- Born: William Alexander Boling May 18, 1979 (age 47) Rome, Georgia, U.S.
- Education: University of Georgia
- Occupations: Director, cinematographer
- Years active: 2005-present
- Spouse: Bodine Boling
- Website: alexisboling.com

= Alexis Boling =

American film director

William Alexander "Alexis" Boling (born May 18, 1979) is an American filmmaker, musician, and founder of production company Harmonium Films & Music based in Brooklyn, New York. He is best known for directing the independent science fiction feature Movement and Location, as well as the music video for indie rock band Vampire Weekend’s debut single "Mansard Roof".

== Early life ==

Growing up in the Deep South, Boling was involved with plays, photography, and music from a young age.
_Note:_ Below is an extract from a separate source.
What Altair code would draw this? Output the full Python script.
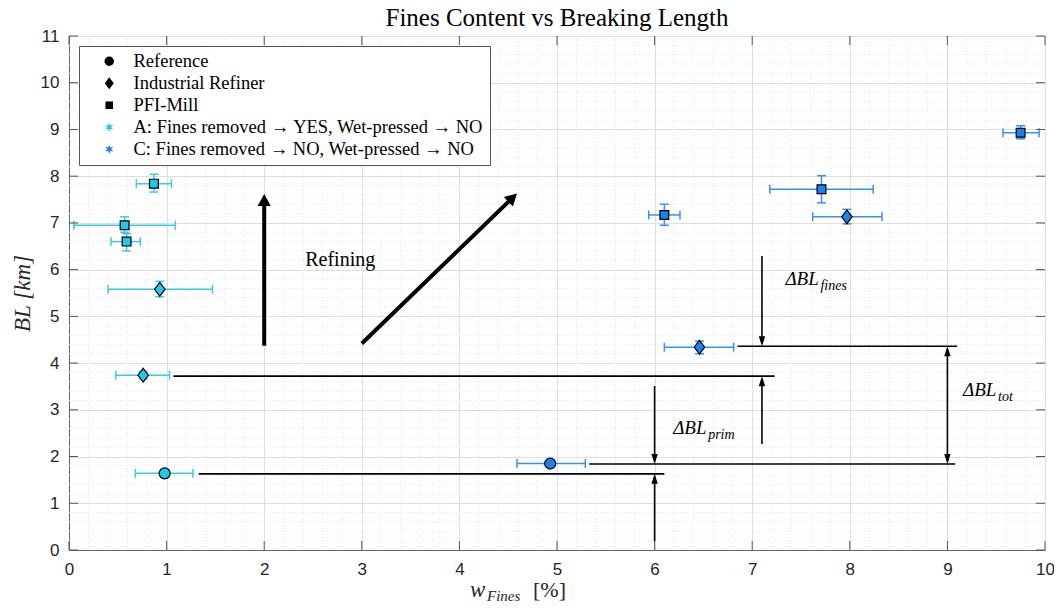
import math
import altair as alt
import pandas as pd

# ---------------- data ----------------
leg_labels = ["Reference", "Industrial Refiner", "PFI-Mill",
              "A: Fines removed \u2192 YES, Wet-pressed \u2192 NO",
              "C: Fines removed \u2192 NO, Wet-pressed \u2192 NO"]

kind = ["Reference", "Industrial Refiner", "Industrial Refiner", "PFI-Mill", "PFI-Mill", "PFI-Mill",
        "Reference", "Industrial Refiner", "Industrial Refiner", "PFI-Mill", "PFI-Mill", "PFI-Mill"]
series = ["A", "A", "A", "A", "A", "A", "C", "C", "C", "C", "C", "C"]
w_fines = [0.98, 0.76, 0.93, 0.59, 0.57, 0.87, 4.93, 6.46, 7.97, 6.10, 7.71, 9.75]
w_lo    = [0.68, 0.48, 0.40, 0.43, 0.05, 0.69, 4.59, 6.10, 7.62, 5.94, 7.18, 9.57]
w_hi    = [1.27, 1.03, 1.47, 0.73, 1.09, 1.05, 5.29, 6.81, 8.33, 6.26, 8.24, 9.94]
bl      = [1.64, 3.74, 5.58, 6.60, 6.95, 7.84, 1.85, 4.34, 7.13, 7.17, 7.72, 8.93]
bl_lo   = [1.60, 3.66, 5.42, 6.40, 6.80, 7.66, 1.81, 4.20, 6.98, 6.95, 7.43, 8.80]
bl_hi   = [1.68, 3.82, 5.75, 6.77, 7.13, 8.04, 1.89, 4.47, 7.29, 7.40, 8.01, 9.08]

x_ticks = [0, 1, 2, 3, 4, 5, 6, 7, 8, 9, 10]
y_ticks = [0, 1, 2, 3, 4, 5, 6, 7, 8, 9, 10, 11]

# horizontal guide lines
guide_x1 = [1.33, 1.07, 5.33, 6.85]
guide_x2 = [6.10, 7.23, 9.08, 9.10]
guide_y  = [1.63, 3.72, 1.84, 4.36]

# arrows
arrow_x1 = [2.0, 3.0, 6.0, 6.0, 7.1, 7.1, 9.0]
arrow_y1 = [4.37, 4.42, 3.51, 0.19, 6.29, 2.27, 1.84]
arrow_x2 = [2.0, 4.59, 6.0, 6.0, 7.1, 7.1, 9.0]
arrow_y2 = [7.62, 7.63, 1.84, 1.63, 4.36, 3.72, 4.36]
arrow_style = ["thick", "thick", "thin", "thin", "thin", "thin", "thin"]
arrow_both = [False, False, False, False, False, False, True]

# annotation texts
delta_x = [7.34, 6.19, 9.16]
delta_y = [5.80, 2.61, 3.42]
delta_sub = ["fines", "prim", "tot"]
refining_x = [2.42]
refining_y = [6.20]
refining_text = ["Refining"]

# ---------------- style ----------------
W, H = 976, 514
CYAN, BLUE = "#22c8e8", "#1a82f0"
CYAN_BAR, BLUE_BAR = "#3ccbe6", "#3a90f0"
SERIF = "Liberation Serif"
SANS = "Liberation Sans"

def star_path(n=6, r_out=1.0, r_in=0.42):
    pts = []
    for i in range(2 * n):
        r = r_out if i % 2 == 0 else r_in
        a = math.pi * i / n
        pts.append((r * math.sin(a), -r * math.cos(a)))
    return "M" + "L".join(f"{px:.3f},{py:.3f}" for px, py in pts) + "Z"

STAR = star_path()
DIAMOND = "M0,-1.25L0.95,0L0,1.25L-0.95,0Z"
SQUARE = "M-0.8,-0.8L0.8,-0.8L0.8,0.8L-0.8,0.8Z"
shape_scale = alt.Scale(domain=leg_labels, range=["circle", DIAMOND, SQUARE, STAR, STAR])
color_scale = alt.Scale(domain=leg_labels, range=["black", "black", "black", CYAN, BLUE])
fill_scale = alt.Scale(domain=["A", "C"], range=[CYAN, BLUE])
stroke_scale = alt.Scale(domain=["A", "C"], range=[CYAN_BAR, BLUE_BAR])

xs = alt.Scale(domain=[0, 10], nice=False, zero=False)
ys = alt.Scale(domain=[0, 11], nice=False, zero=False)

x_axis = alt.Axis(values=x_ticks, title=None, grid=True, gridColor="#dedede", tickSize=0,
                  labelFont=SANS, labelFontSize=17, labelColor="#262626", labelPadding=11,
                  domainColor="#666666", labelFlush=False)
y_axis = alt.Axis(values=y_ticks, title="BL [km]", grid=True, gridColor="#dedede", tickSize=0,
                  labelFont=SANS, labelFontSize=17, labelColor="#262626", labelPadding=10,
                  domainColor="#666666", labelFlush=False,
                  titleFont=SERIF, titleFontStyle="italic", titleFontWeight="normal",
                  titleFontSize=23, titleColor="#262626", titlePadding=6)

leg_def = alt.Legend(title=None, orient="top-left", offset=10, padding=6,
                     strokeColor="#555555", fillColor="white",
                     labelFont=SERIF, labelFontSize=18.5, labelColor="black", labelLimit=800,
                     symbolSize=90, symbolOffset=15, labelOffset=15, rowPadding=3,
                     symbolStrokeWidth=0)

# ---------------- derived tables ----------------
pts = pd.DataFrame(dict(leg=kind, series=series, w=w_fines, w_lo=w_lo, w_hi=w_hi,
                        bl=bl, bl_lo=bl_lo, bl_hi=bl_hi))
guides = pd.DataFrame(dict(x=guide_x1, x2=guide_x2, y=guide_y))

SX, SY = W / 10, H / 11
TRIM = {"thick": 6, "thin": 3}
line_rows, head_rows = [], []
for x1, y1, x2, y2, st, both in zip(arrow_x1, arrow_y1, arrow_x2, arrow_y2, arrow_style, arrow_both):
    dxp, dyp = (x2 - x1) * SX, (y2 - y1) * SY
    L = math.hypot(dxp, dyp)
    ux, uy = (x2 - x1) / L, (y2 - y1) / L
    t = TRIM[st]
    ex, ey = x2 - ux * t, y2 - uy * t
    sx_, sy_ = (x1 + ux * t, y1 + uy * t) if both else (x1, y1)
    ang = math.degrees(math.atan2(dxp, dyp)) % 360
    line_rows.append(dict(x=sx_, y=sy_, x2=ex, y2=ey, style=st))
    head_rows.append(dict(x=x2, y=y2, angle=ang, style=st))
    if both:
        head_rows.append(dict(x=x1, y=y1, angle=(ang + 180) % 360, style=st))
arrow_lines = pd.DataFrame(line_rows)
arrow_heads = pd.DataFrame(head_rows)

deltas = pd.DataFrame(dict(x=delta_x, y=delta_y, sub=delta_sub))
refine = pd.DataFrame(dict(x=refining_x, y=refining_y, t=refining_text))
legdf = pd.DataFrame({"leg": leg_labels, "w": [None] * 5, "bl": [None] * 5})

minor_x = [round(i * 0.2, 1) for i in range(1, 50) if i % 5]
minor_y = [round(i * 0.2, 1) for i in range(1, 55) if i % 5]

def X(f):
    return alt.X(f, scale=xs, axis=x_axis)

def Y(f):
    return alt.Y(f, scale=ys, axis=y_axis)

stroke_enc = alt.Stroke("series:N", scale=stroke_scale, legend=None)

# ---------------- layers ----------------
grid_x = alt.Chart(pd.DataFrame({"v": minor_x})).mark_rule(
    color="#e6e6e6", strokeDash=[1, 2], strokeWidth=1).encode(x=X("v:Q"))
grid_y = alt.Chart(pd.DataFrame({"v": minor_y})).mark_rule(
    color="#e6e6e6", strokeDash=[1, 2], strokeWidth=1).encode(y=Y("v:Q"))

base = alt.Chart(pts)
xbar = base.mark_rule(strokeWidth=1.5).encode(x=X("w_lo:Q"), x2="w_hi:Q", y=Y("bl:Q"), stroke=stroke_enc)
ybar = base.mark_rule(strokeWidth=1.5).encode(x=X("w:Q"), y=Y("bl_lo:Q"), y2="bl_hi:Q", stroke=stroke_enc)
xcaps = base.transform_fold(["w_lo", "w_hi"], as_=["end", "xv"]).mark_point(
    shape="M0,-1L0,1", filled=False, size=81, strokeWidth=1.5, opacity=1).encode(
    x=X("xv:Q"), y=Y("bl:Q"), stroke=stroke_enc)
ycaps = base.transform_fold(["bl_lo", "bl_hi"], as_=["end", "yv"]).mark_point(
    shape="M-1,0L1,0", filled=False, size=81, strokeWidth=1.5, opacity=1).encode(
    x=X("w:Q"), y=Y("yv:Q"), stroke=stroke_enc)

guide_layer = alt.Chart(guides).mark_rule(color="black", strokeWidth=1.6).encode(
    x=X("x:Q"), x2="x2:Q", y=Y("y:Q"))

arrow_thick = alt.Chart(arrow_lines).transform_filter(alt.datum.style == "thick").mark_rule(
    color="black", strokeWidth=4).encode(x=X("x:Q"), y=Y("y:Q"), x2="x2:Q", y2="y2:Q")
arrow_thin = alt.Chart(arrow_lines).transform_filter(alt.datum.style == "thin").mark_rule(
    color="black", strokeWidth=1.6).encode(x=X("x:Q"), y=Y("y:Q"), x2="x2:Q", y2="y2:Q")
head_thick = alt.Chart(arrow_heads).transform_filter(alt.datum.style == "thick").mark_point(
    shape="M0,0L-0.55,1L0.55,1Z", filled=True, color="black", size=576, opacity=1).encode(
    x=X("x:Q"), y=Y("y:Q"), angle=alt.Angle("angle:Q", scale=None))
head_thin = alt.Chart(arrow_heads).transform_filter(alt.datum.style == "thin").mark_point(
    shape="M0,0L-0.32,1L0.32,1Z", filled=True, color="black", size=400, opacity=1).encode(
    x=X("x:Q"), y=Y("y:Q"), angle=alt.Angle("angle:Q", scale=None))

points = base.mark_point(filled=True, size=121, stroke="black", strokeWidth=1.2, opacity=1).encode(
    x=X("w:Q"), y=Y("bl:Q"),
    shape=alt.Shape("leg:N", scale=shape_scale, legend=leg_def),
    fill=alt.Fill("series:N", scale=fill_scale, legend=None),
)

legend_layer = alt.Chart(legdf).mark_point(filled=True, opacity=1).encode(
    x=X("w:Q"), y=Y("bl:Q"),
    shape=alt.Shape("leg:N", scale=shape_scale, legend=leg_def),
    color=alt.Color("leg:N", scale=color_scale, legend=leg_def),
)

refine_text = alt.Chart(refine).mark_text(
    align="left", baseline="middle", font=SERIF, fontSize=20, color="black").encode(
    x=X("x:Q"), y=Y("y:Q"), text="t:N")
delta_main = alt.Chart(deltas).mark_text(
    align="left", baseline="middle", font=SERIF, fontStyle="italic", fontSize=19,
    color="black", text="\u0394BL").encode(x=X("x:Q"), y=Y("y:Q"))
delta_subs = alt.Chart(deltas).mark_text(
    align="left", baseline="middle", font=SERIF, fontStyle="italic", fontSize=14,
    color="black", dx=35, dy=7).encode(x=X("x:Q"), y=Y("y:Q"), text="sub:N")

# inward ticks on all four sides
tick_c = "#555555"
tx_df = pd.DataFrame({"v": x_ticks})
ty_df = pd.DataFrame({"v": y_ticks})
tick_b = alt.Chart(tx_df).mark_rule(color=tick_c).encode(x=X("v:Q"), y=alt.value(H), y2=alt.value(H - 9))
tick_t = alt.Chart(tx_df).mark_rule(color=tick_c).encode(x=X("v:Q"), y=alt.value(0), y2=alt.value(9))
tick_l = alt.Chart(ty_df).mark_rule(color=tick_c).encode(y=Y("v:Q"), x=alt.value(0), x2=alt.value(9))
tick_r = alt.Chart(ty_df).mark_rule(color=tick_c).encode(y=Y("v:Q"), x=alt.value(W - 9), x2=alt.value(W))

# x axis title  w_Fines [%]
xt_w = alt.Chart(pd.DataFrame({"t": ["w"]})).mark_text(
    align="left", baseline="alphabetic", font=SERIF, fontStyle="italic", fontSize=23, color="#262626").encode(
    text="t:N", x=alt.value(401), y=alt.value(H + 47))
xt_sub = alt.Chart(pd.DataFrame({"t": ["Fines"]})).mark_text(
    align="left", baseline="alphabetic", font=SERIF, fontStyle="italic", fontSize=15, color="#262626").encode(
    text="t:N", x=alt.value(418), y=alt.value(H + 51))
xt_pct = alt.Chart(pd.DataFrame({"t": ["[%]"]})).mark_text(
    align="left", baseline="alphabetic", font=SERIF, fontSize=22, color="#262626").encode(
    text="t:N", x=alt.value(464), y=alt.value(H + 47))

chart = alt.layer(
    grid_x, grid_y, xbar, ybar, xcaps, ycaps, guide_layer,
    arrow_thick, arrow_thin, head_thick, head_thin,
    points, legend_layer, refine_text, delta_main, delta_subs,
    tick_b, tick_t, tick_l, tick_r, xt_w, xt_sub, xt_pct,
).properties(
    width=W, height=H,
    padding={"left": 61, "top": 28, "right": 9, "bottom": 54},
    autosize=alt.AutoSizeParams(type="none"),
    title=alt.TitleParams("Fines Content vs Breaking Length", font=SERIF, fontSize=25,
                          fontWeight="normal", color="black", anchor="middle", offset=-4),
).configure_view(stroke="#666666", strokeWidth=1).configure(background="white")

chart.save("out.html", embed_options={"renderer": "svg", "actions": False})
While studying at the University of Georgia, he came to realize that film was the culmination of all of those passions, and shortly after graduating from the University of Georgia in 2001 he started Harmonium Films & Music.

== Career ==

Early in his career, Boling worked briefly as a production assistant under filmmaker Albert Maysles who was making a documentary about the Dalai Lama speaking in Central Park at the time. Maysles advised him not to attend film school but rather just to keep making movies on his own. Soon after, Boling sold his car and moved to New York, where he initially lived in a windowless bedroom.

Boling has been living in Brooklyn since 2004, working as a director and cinematographer for film and television.

== Personal life ==

Boling married writer and filmmaker Bodine Boling on September 12, 2009 at the Brooklyn Academy of Music in Brooklyn, New York. Michael Yates Crowley officiated and Vampire Weekend played the reception. They have one daughter.